Sister Maria DiRosa was one of the first participants to sign up for a pilgrimage, and she and Sister Dianna Higgins were the first religious to volunteer to join a pilgrimage. At the age of 77, Sister Maria has been the oldest pilgrim to date to journey to the border. Upon returning home, she immediately volunteered to lead a group of high school students from Paul VI High School, Haddonfield, alongside Sister Dianna. She earned the trust of the students, as well as their parents, and assured them that the students would be safe during their journey. Sister Maria took note of items that were most needed in the Humanitarian Respite Center in the Rio Grande Valley, and she ran a donation drive as soon as she returned home. She has also served as a mobilizer for the Share the Journey initiative, speaking about the pilgrimages to children and adults alike, and many have signed up to join a pilgrimage because of her enthusiastic and tireless way of spreading the word.
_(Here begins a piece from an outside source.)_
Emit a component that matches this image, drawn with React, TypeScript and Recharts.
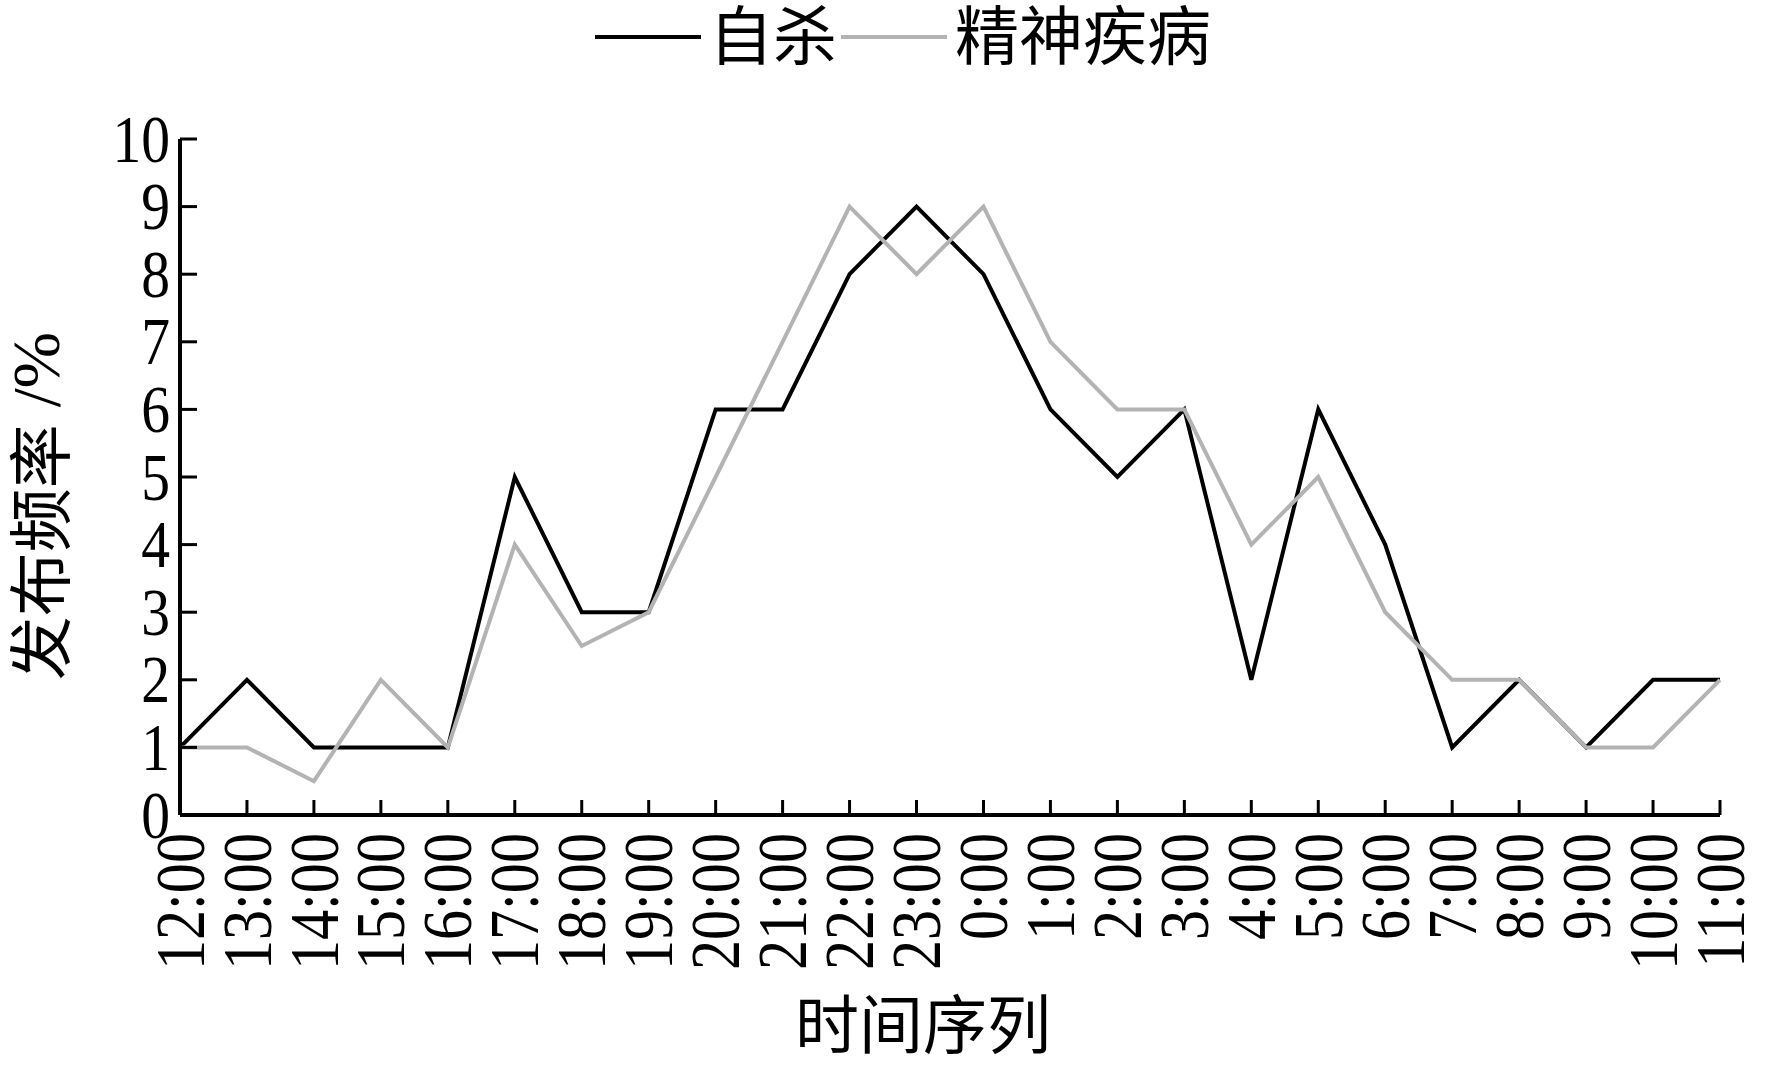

Sister Maria Herrera attended a Share the Journey pilgrimage and shared her experiences with parishioners and the community, particularly in the Bridgeton area, where many live in fear of deportation. When the Share the Journey steering committee was looking for participants for future pilgrimages, Sister Maria was a point-person. She recruited seven other participants to join future pilgrimages, at times with very short notice. She was able to do so because of her large network, her ability to recognize who would benefit from the experience, and the trust that she has earned from her parish and community. Each pilgrim she spoke to about the pilgrimage immediately signed up and came back eager to share the story with others.